Le monde ne s'est pas encore bien réveillé, loin de là, en matière de parité ! Mon film dépeint des femmes puissantes dont les destins sont liés : une jeune femme enfermée dans la religion qui refuse d’accepter ses désirs et sa féminité, une femme libre qui déchaîne la fureur parce que personne ne peut la contenir. Nawojka et Sandra pourraient être deux facettes de la même personne : la première a encore besoin de s’épanouir alors que l’autre accepte déjà totalement qui elle est.

Je ne sais pas qui sont les "vraies" femmes. J'ai passé ma vie à les regarder comme si c’était des OVNI. Je ne suis pas du tout convaincue que j’en suis une. Ma mère était un symbole absolu de la féminité : ça me fascinait et me terrifiait tout à la fois. Je pense que le film vient de là. C’est ça, le superpouvoir des femmes, mais en être une et s’accepter comme telle peut encore sembler dérangeant de nos jours.

Les temps changent, mais les gens continuent d’adorer chasser les sorcières. Vous en parlez très subtilement, mais est-ce que vous aviez des mythologies ou des contes en particulier en tête ?
Ce film est bel et bien un film de sorcières. Il se passe de nos jours, mais la figure de la sorcière est résolument là. La sorcellerie, qui a été complètement banalisée par les productions grand public comme Harry Potter, Twilight et Buffy contre les vampires, est devenu une pratique folklorique qui a perdu son mystère, son pouvoir et ses codes. Pourtant, la sorcière est la figure originelle de la protestation : une femme qui, à travers sa rébellion, remet en cause les fondements mêmes de la société.

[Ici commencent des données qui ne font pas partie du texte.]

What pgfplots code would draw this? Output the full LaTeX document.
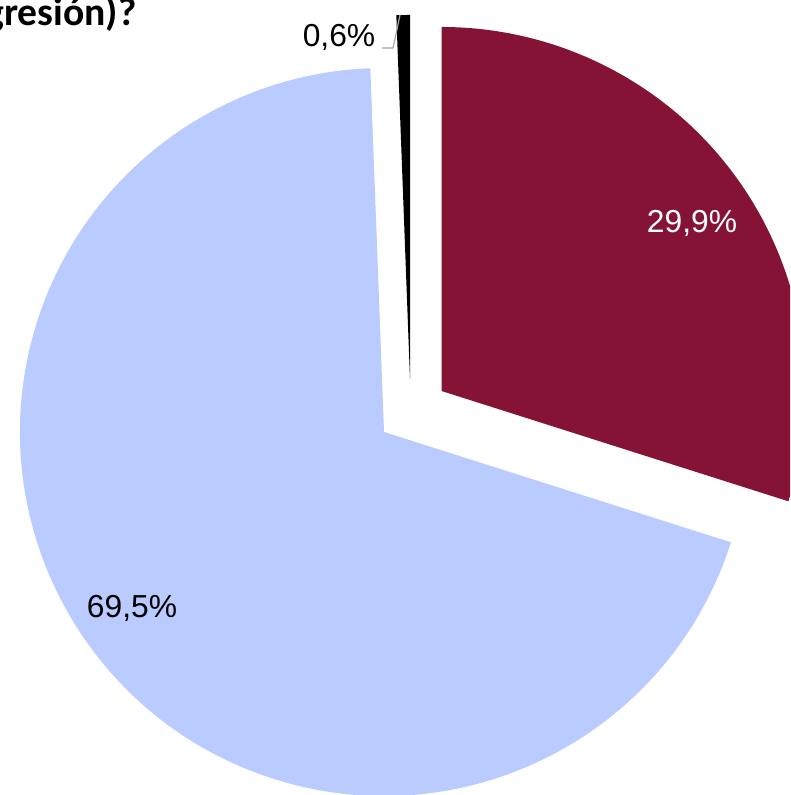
\documentclass[border=0pt]{standalone}
\usepackage{pgfplots}
\usepackage{pgfplotstable}
\usepackage{fontspec}
\pgfplotsset{compat=1.18}
\setmainfont{Liberation Sans}
\newfontfamily\titlefont{Carlito}

\definecolor{sliceA}{HTML}{851335}
\definecolor{sliceB}{HTML}{B9CBFF}
\definecolor{sliceC}{HTML}{000000}

% share of answers, in %
\pgfplotstableread{
label value
A     29.9
B     69.5
C     0.6
}\piedata

\pgfplotstablegetelem{0}{value}\of\piedata \let\va\pgfplotsretval
\pgfplotstablegetelem{1}{value}\of\piedata \let\vb\pgfplotsretval
\pgfplotstablegetelem{2}{value}\of\piedata \let\vc\pgfplotsretval

\begin{document}
\begin{tikzpicture}
\pgfmathsetmacro{\angA}{90-3.6*\va}
\pgfmathsetmacro{\angB}{\angA-3.6*\vb}
\pgfmathsetmacro{\angC}{\angB-3.6*\vc}
\begin{axis}[
    width=395pt, height=397.5pt,
    scale only axis,
    hide axis,
    xmin=0, xmax=790,
    ymin=0, ymax=795,
    clip=true,
]
    % exploded slices, each around its own centre
    \fill[sliceA] (axis cs:441.5,404) -- ++(90:182pt)
        arc[start angle=90, end angle=\angA, radius=182pt] -- cycle;
    \fill[sliceB] (axis cs:384,363) -- ++(\angA:182pt)
        arc[start angle=\angA, end angle=\angB, radius=182pt] -- cycle;
    \fill[sliceC] (axis cs:410,416) -- ++(\angB:182pt)
        arc[start angle=\angB, end angle=\angC, radius=182pt] -- cycle;

    \draw[gray!70, line width=0.6pt] (axis cs:382,747) -- (axis cs:393,747) -- (axis cs:400,780);

    \node[font=\fontsize{15.9}{18}\selectfont, text=white] at (axis cs:692,571.5) {29,9\%};
    \node[font=\fontsize{15.9}{18}\selectfont] at (axis cs:132,187) {69,5\%};
    \node[font=\fontsize{15.9}{18}\selectfont] at (axis cs:339,757.5) {0,6\%};

    \node[anchor=base east, inner sep=0pt, font=\titlefont\bfseries\fontsize{19.8}{23}\selectfont]
        at (axis cs:137,769) {(regresión)?};
\end{axis}
\end{tikzpicture}
\end{document}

Je veux rendre à la sorcière son pouvoir de déranger, et faire un "film de sorcières" qui secoue les choses, pose des questions et invite à la réflexion. Quand j’étais adolescente, je me voyais comme une sorcière : je collectionnais les manuels de magie noire, sur l'art de se rendre invisible ou de se faire aimer de quelqu’un. J’essayais de m’émanciper de la réalité ou, encore une fois, d’accepter ma féminité. Il est bien possible que je ne sache toujours pas ce que signifie être une femme, mais être une sorcière, c’est être une femme.

Est-ce que vous vous considérer comme une réalisatrice de films de genre et est-ce tout simplement que vous aimez jouer avec l’horreur pour parler de sujets auxquels on se rapporte en fait très bien ?
Je ne me pose pas cette question. Je te fais des films par nécessité : ils me viennent, me hantent, me traversent peu à peu et alors je sais que je dois les réaliser. J’ai vu beaucoup de films d’horreur et ils font indéniablement partie de ma culture cinématographique, comme le cinéma d'auteur polonais des années 1960 à 1980, ou le cinéma américain des années 1970. Avant toute chose, j’espère faire des films qui reflètent qui je suis. C’est le plus important. Je laisse aux critiques le soin de classer mes films comme du "cinéma d'horreur folklorique" ou du "réalisme terrifiant". Ça peut m’amuser, mais ça ne va pas me guider.

Je préfère laisser chaque spectateur faire sa propre trajectoire et se faire son propre avis sur ce qu'il voit : je laisse de la place à l’imagination au lieu de tout expliquer et rationaliser. Et j’aime bien qu'une grande partie, dans chaque film, soit proche du réel, créant une dimension presque documentaire. Cette porosité est cruciale. J’ai toujours trouvé la réalité plus terrifiante que la fiction.